When developing PyTorch, we also run into a lot of mixed Python/C++ language situations. We've recently been experimenting with in-process 'combined' Python/C++/PyTorch 2.0 stack traces to make it easier to understand where code is executing (https://dev-discuss.pytorch.org/t/fast-combined-c-python-tor...).
GDB can decode Python stack traces as Python code, as long as you have have python-gdb.py from the Python source distribution in the same place as your Python executable.
GDB does so much cool. It just sucks that it's missing a high quality front-end. I know there are a bunch out there, but they all seem pretty janky and get confused a lot; I just want a really serious group of people (some Red Hat people for example) to make a high quality native debugging app which properly speaks the GDB protocol and handles all the edge cases.
What I would love is also to be able to set python breakpoints from gdb. And integration with rr, so I could reverse-continue to said breakpoints. And ponies.
Wow, that's pretty amazing. I wonder how it's implemented, and if there are any tutorials on implementing something similar, for programming language designers/creators.
>> There's Voltron, which is an extensible Python debugger UI that supports LLDB, GDB, VDB, and WinDbg/CDB (via PyKD) and runs on macOS, Linux and Windows. For the first three it supports x86, x86_64, and arm with even arm64 support for lldb while adding even powerpc support for gdb.
https://github.com/snare/voltron
That reminds me of the time I debugged some code (also neural network) that was in both Java and C++ and I was able to attach both gdb and jdb to the same process but had to disable the segfault trap on gdb because the jvm segfaults all the time in normal operation.
As a C++ developer, I'm struggling to understand how and why segfaults would ever be part of normal operation. In my mental model, the presence of a segfault means that a program has gone so far off the expected path that no guarantees can be made about its state whatsoever, so the only safe thing to do is to let the program crash. Is there a reason why the JVM regularly segfaults?
Segfaults are unexpected and shouldn't happen in a conforming C++ program that doesn't evaluate operations with undefined behavior.
But in non-portable C or C++ program doing manual memory management with OS primitives targeting a specific OS the conditions for segfault are well documented, and you can also rely on the programs behavior when that happens (the OS raises a signal for you, that you can handle).
There are not many programs that should be written this way, but I assume the JVM might fall into this category.

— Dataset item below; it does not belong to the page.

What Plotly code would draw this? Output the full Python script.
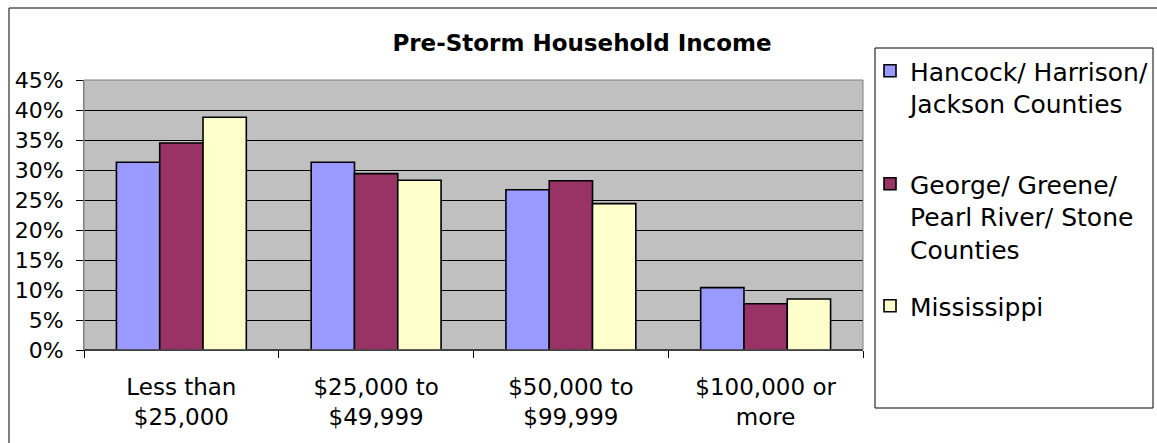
import plotly.graph_objects as go

categories = ["Less than<br>$25,000", "$25,000 to<br>$49,999", "$50,000 to<br>$99,999", "$100,000 or<br>more"]
series_names = ["Hancock/ Harrison/<br>Jackson Counties", "George/ Greene/<br>Pearl River/ Stone<br>Counties", "Mississippi"]
hancock = [0.313, 0.313, 0.267, 0.104]
george = [0.345, 0.294, 0.282, 0.077]
mississippi = [0.388, 0.283, 0.244, 0.085]
colors = ["#9999FF", "#993366", "#FFFFCC"]

FONT = "DejaVu Sans, Arial, sans-serif"
W, H = 1157, 443
ML, MR, MT, MB = 84, 1157 - 863, 80, 443 - 350
PW, PH = W - ML - MR, H - MT - MB

def px_x(x):
    return (x - ML) / PW

def px_y(y):
    return (H - MB - y) / PH

legend_ids = ["legend", "legend2", "legend3"]
legend_tops = [48, 161, 283]

fig = go.Figure()
for name, vals, col, lg in zip(series_names, [hancock, george, mississippi], colors, legend_ids):
    fig.add_trace(go.Bar(x=categories, y=vals, name=name, legend=lg,
                         marker=dict(color=col, line=dict(color="black", width=1.6))))

legend_common = dict(x=px_x(870), xanchor="left", xref="paper", yref="container",
                     yanchor="top", font=dict(family=FONT, size=25, color="black"),
                     bgcolor="rgba(0,0,0,0)", borderwidth=0, valign="top")

fig.update_layout(
    width=W, height=H,
    margin=dict(l=ML, r=MR, t=MT, b=MB, autoexpand=False),
    paper_bgcolor="white",
    plot_bgcolor="#C0C0C0",
    barmode="group", bargap=0.333, bargroupgap=0,
    font=dict(family=FONT, color="black", size=22),
    title=dict(text="<b>Pre-Storm Household Income</b>", x=px_x(582), xref="paper",
               xanchor="center", y=1 - 43 / H, yref="container", yanchor="middle",
               font=dict(family=FONT, size=23, color="black")),
    legend=dict(y=1 - legend_tops[0] / H, **legend_common),
    legend2=dict(y=1 - legend_tops[1] / H, **legend_common),
    legend3=dict(y=1 - legend_tops[2] / H, **legend_common),
    showlegend=True,
)
fig.update_xaxes(showgrid=False, showline=True, linecolor="black", linewidth=1,
                 ticks="outside", tickson="boundaries", ticklen=7, tickcolor="black",
                 ticklabelstandoff=16,
                 tickfont=dict(family=FONT, size=23, color="black"))
fig.update_yaxes(range=[0, 0.45], dtick=0.05, tickformat=".0%", showgrid=True,
                 gridcolor="black", gridwidth=1, showline=True, linecolor="#808080",
                 ticks="outside", ticklen=7, tickcolor="black", zeroline=True,
                 zerolinecolor="black", ticklabelstandoff=8,
                 tickfont=dict(family=FONT, size=22, color="black"))

# legend box, plot border, chart border
fig.add_shape(type="rect", xref="paper", yref="paper", x0=px_x(875), x1=px_x(1153),
              y0=px_y(48), y1=px_y(408), line=dict(color="black", width=1), layer="below")
fig.add_shape(type="rect", xref="paper", yref="paper", x0=0, x1=1, y0=0, y1=1,
              line=dict(color="#808080", width=1))
fig.add_shape(type="rect", xref="paper", yref="paper", x0=px_x(9), x1=px_x(1200),
              y0=px_y(8), y1=px_y(500), line=dict(color="black", width=1), layer="below")

fig.write_html("out.html", config={"displayModeBar": False},
               post_script="document.body.style.margin='0';")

I'm still not sure if handling page faults this way in regular operation is the best strategy, but I would worry about performance more than correctness.
An inspiring, albeit daunting, write-up for someone like me, who has been a python coder for over 10 years, but who has never professionally coded in C or C++. I'd be pleasantly surprised with myself if I could one day debug like that.
Also somewhat depressing that, yet again, the GIL was to blame, and that after all that impressive investigatory work, the fix was (spoiler alert!) "rewrite the offending function in C".
I predominantly develop in Python but somewhat frequently peer into the C++ and CUDA underlying Pytorch. I am not a competent C or C++ programmer but often am able to debug and fix bugs that originate in the lower levels of the stack. That ability developed just through exposure and focused prodding when I found issues, but I don't think it has much relation or translates to being a professional coder in C/C++/CUDA. Coding and debugging are different skill sets IMO.
It's unfortunate that no one thinks about the debugging experience with anything they build today. It's always a "strap yourself in" experience like in the post.
I dream of an IDE that is one-click, full-stack, local debug.